Remind your children every day how much you love them. Tell them that they’re beautiful, clever and talented. If they hear opposing words from their peers they should feel most cherished by their parents. Focus on the positives of your children and inspire them to be ambitious and look forward to seeing their dreams materialise in the future. Help them achieve these goals.
Talk with your children about how different things become as they get older, about what they will experience as they pass through different schools, meet new people, different teachers, about college, university and life beyond. And remind them that whatever they might experience at one point in their life does not represent what they will experience later on.
As parents, we are teachers
We can do so much as parents to teach our children the great importance of treating others with mercy, kindness and being empathic. Our children watch us, they listen to our words, see our behaviour. Oftentimes they copy us. We are their teachers.

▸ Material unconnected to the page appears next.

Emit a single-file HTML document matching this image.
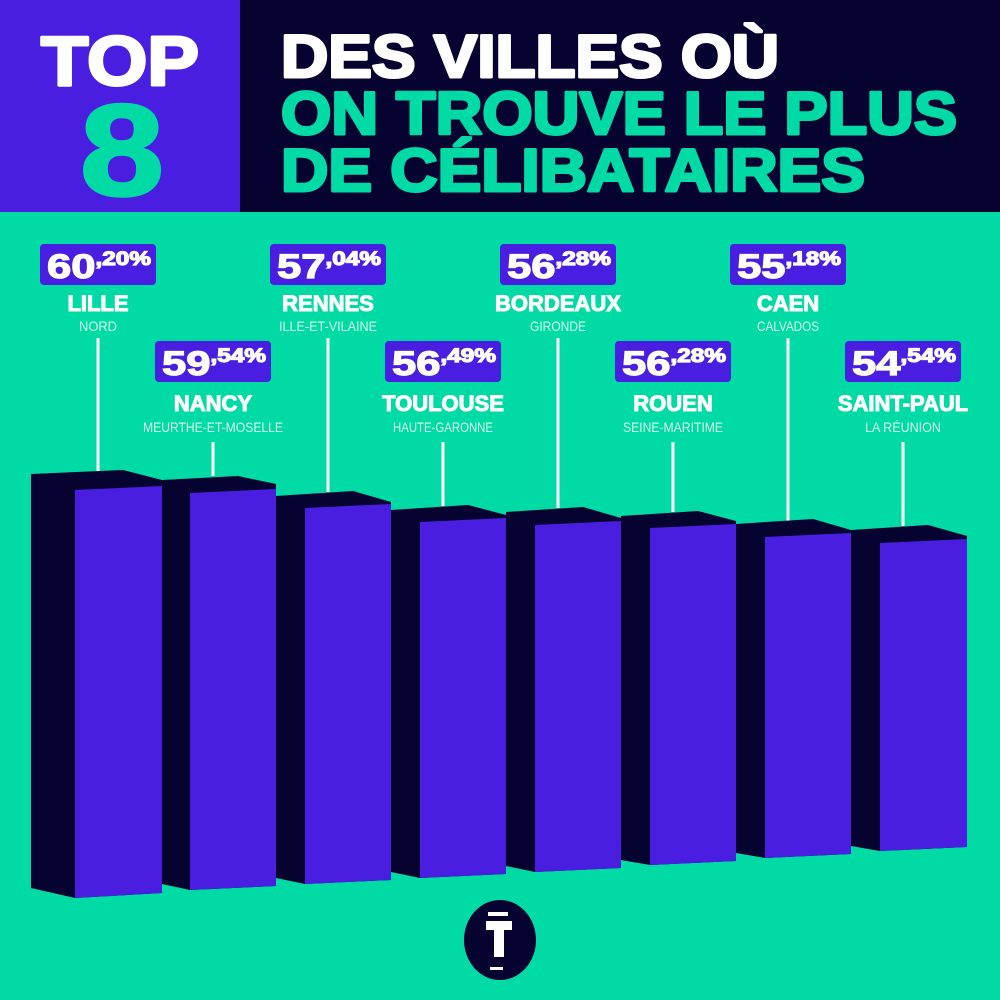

Teach your children about the consequences of their words and their actions. Remind them that our Prophet (ṣallallāhu ‘alayhi wa sallam) informed us that people will be dragged into the fire because of the consequences of their words. And so they should choose good, kind words over sarcasm, swearing and taunting. Teach your children never to look down on others, never to scoff and make fun of others, and never to be a bystander when others are harmed.
We will all stand before Allāh and be accounted, so teach your children about the value of life; that being kind and considerate is noble and praised and that being cruel is ugly.